Hurricane Preparedness – Tobacco
DRAFT Flue-Cured Tobacco Producers Guide to Preparing for and Recovering from Hurricanes in the Southeastern U.S.
This is a draft of guidance being developed by the USDA SE Climate Hub to help tobacco producers prepare for and recover from hurricane damage.
This section will focus on:
- Greenhouse Security
- Harvest Management Decisions
- Standby Power Equipment for Curing Barns
I. Pre-Hurricane Planning – Long-term Preparedness
Initial Site Planning
- Farm operations must compare the cost of standby power equipment to the potential financial loss and inconvenience resulting from extended power outages.

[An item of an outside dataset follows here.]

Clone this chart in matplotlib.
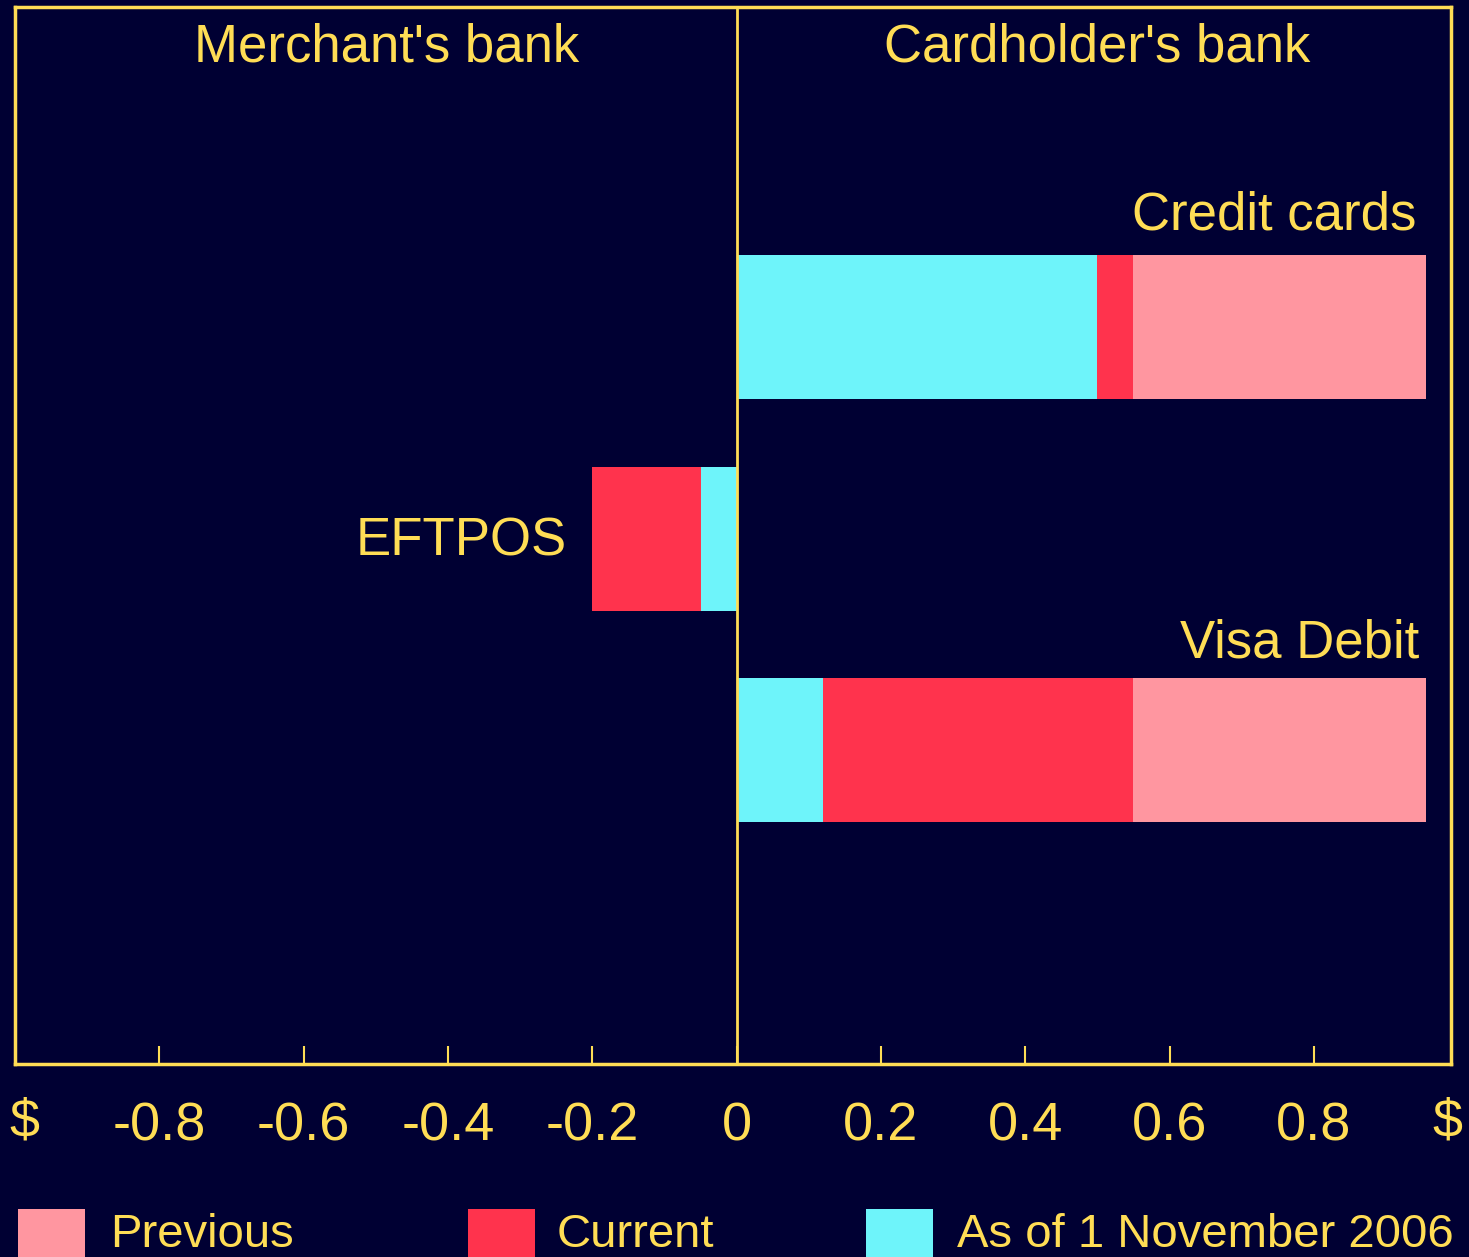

Any standby power capacity must be adequately sized for a given number of curing barns. Farm operations should consult with their electric utility provider and electrician for assistance with selecting standby power units.
- The first factor in determining the generator capacity is the size and nature of the load. The fan motor is the largest electric load in a curing barn. An electric motor is also an inductive load that can require three to five times their rated full load current while starting. The larger starting loads of electric motors must be taken into consideration when calculating the total electrical load. The starting and full-load running power requirements for various size single-phase motors are included in Table 1. Fan electric motor sizes are typically, 10, 7.5, or 5 hp. If you are unsure, look at the electric motor nameplate to confirm the size or consult the barn manufacturer.
- The second factor to consider is whether all or only part of the barns will be operated at the same time. The total required generator capacity may be substantially reduced if part of the load may be switched off temporarily. Situations where motors start automatically are particularly problematic because, sooner or later, several motors starting at the same time will place a huge overload on a system. Taking steps to prevent simultaneous starting of motors or load management can reduce the required capacity and prevent overload.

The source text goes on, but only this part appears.